An officer fires several rounds from a bean bag shotgun — which fires a small bean bag with metal pellets — but Perez appears to use the folding chair to defend himself against them.

Perez then walks backwards and approaches a woman, who was standing nearby. He dropped the chair and put the knife to her throat.

Witnesses told police Perez moved the knife in a “sawing motion against her throat and cut her throat,” said Commander Alan Hamilton, who leads the unit which investigates police shootings.

Three of the officers then opened fire from their handguns, shooting 18 rounds total. Both Perez and Ms Tollison were killed.

Mr Moore told reporters that hostages’ lives are a priority and recruits are generally taught to use a “precise head shot.”

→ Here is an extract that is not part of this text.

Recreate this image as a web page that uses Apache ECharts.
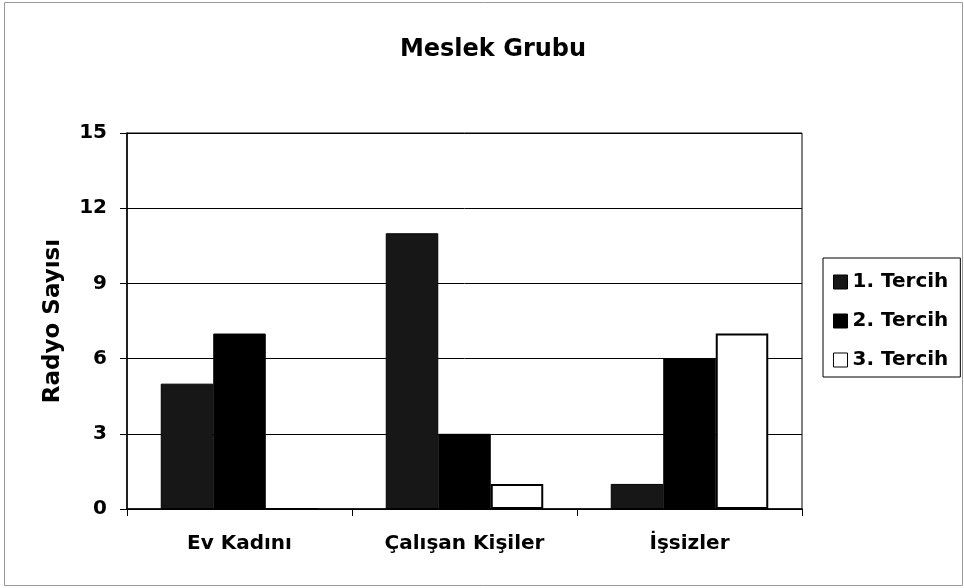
<!DOCTYPE html>
<html>
<head>
<meta charset="utf-8">
<script src="https://cdn.jsdelivr.net/npm/echarts@6/dist/echarts.min.js"></script>
<style>
html,body{margin:0;padding:0;background:#fff;}
#chart{width:964px;height:588px;}
</style>
</head>
<body>
<div id="chart"></div>
<script>
const title = "Meslek Grubu";
const yAxisName = "Radyo Sayısı";
const categories = ["Ev Kadını", "Çalışan Kişiler", "İşsizler"];
const seriesNames = ["1. Tercih", "2. Tercih", "3. Tercih"];
const tercih1 = [5, 11, 1];
const tercih2 = [7, 3, 6];
const tercih3 = [0, 1, 7];
const yTicks = [0, 3, 6, 9, 12, 15];

const FONT = "'DejaVu Sans', 'Liberation Sans', Arial, sans-serif";
const chart = echarts.init(document.getElementById('chart'), null, {renderer: 'canvas'});

const seriesData = [tercih1, tercih2, tercih3];
const fills = ['#171717', '#000000', '#ffffff'];

chart.setOption({
  backgroundColor: '#ffffff',
  animation: false,
  title: {
    text: title,
    left: 488,
    textAlign: 'center',
    top: 33,
    textStyle: {fontFamily: FONT, fontWeight: 'bold', fontSize: 24, color: '#000'}
  },
  legend: {
    orient: 'vertical',
    left: 823,
    top: 258,
    padding: [13, 12, 6, 10],
    itemGap: 17,
    itemWidth: 14,
    itemHeight: 14,
    borderColor: '#000',
    borderWidth: 1,
    icon: 'rect',
    textStyle: {fontFamily: FONT, fontWeight: 'bold', fontSize: 20, color: '#000', lineHeight: 22},
    data: seriesNames.map((n, i) => ({
      name: n,
      itemStyle: {color: fills[i], borderColor: '#000', borderWidth: 1}
    }))
  },
  grid: {
    left: 127, right: 162, top: 133, bottom: 79,
    show: true, borderColor: '#000', borderWidth: 1
  },
  xAxis: {
    type: 'category',
    data: categories,
    axisLine: {lineStyle: {color: '#000', width: 1.5}},
    axisTick: {show: true, length: 7, lineStyle: {color: '#000'}},
    axisLabel: {fontFamily: FONT, fontWeight: 'bold', fontSize: 20, color: '#000', margin: 25}
  },
  yAxis: {
    type: 'value',
    min: yTicks[0],
    max: yTicks[yTicks.length - 1],
    interval: yTicks[1] - yTicks[0],
    name: yAxisName,
    nameLocation: 'middle',
    nameGap: 62,
    nameTextStyle: {fontFamily: FONT, fontWeight: 'bold', fontSize: 23, color: '#000'},
    axisLine: {show: true, lineStyle: {color: '#000', width: 1.5}},
    axisTick: {show: true, length: 7, lineStyle: {color: '#000'}},
    axisLabel: {fontFamily: FONT, fontWeight: 'bold', fontSize: 20, color: '#000', margin: 20},
    splitLine: {show: true, lineStyle: {color: '#000', width: 1}}
  },
  series: seriesData.map((d, i) => ({
    name: seriesNames[i],
    type: 'bar',
    data: d,
    barGap: '0%',
    barCategoryGap: '30%',
    itemStyle: {color: fills[i], borderColor: '#000', borderWidth: i === 2 ? 2 : 1}
  })),
  graphic: [{
    type: 'rect',
    shape: {x: 4.5, y: 2.5, width: 958, height: 583},
    style: {fill: 'none', stroke: '#999', lineWidth: 1},
    silent: true,
    z: -1
  }]
});
</script>
</body>
</html>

He said an investigation will look at whether the officers’ actions align with hostage training.

It was the first of two recent killings of hostages or bystanders as police tried to stop attackers.

The second came just five weeks later when police tried to stop an armed man from entering a Trader Joe’s store and fatally shot the supermarket’s assistant manager who was standing nearby.

An officer’s bullet killed Melyda Corado before a man took hostages inside the store on 21 July, authorities said last week.

Mr Moore had defended the officers’ use of deadly force as an attempt to stop what they feared could become a mass shooting.

On Tuesday, the police chief said he was concerned because the average number of rounds fired by officers during shootings had increased last year and the average number of officers involved in those shootings also increased.

The police department will implement a new training program and is exploring how to equip officers with other non-lethal weapons, he said.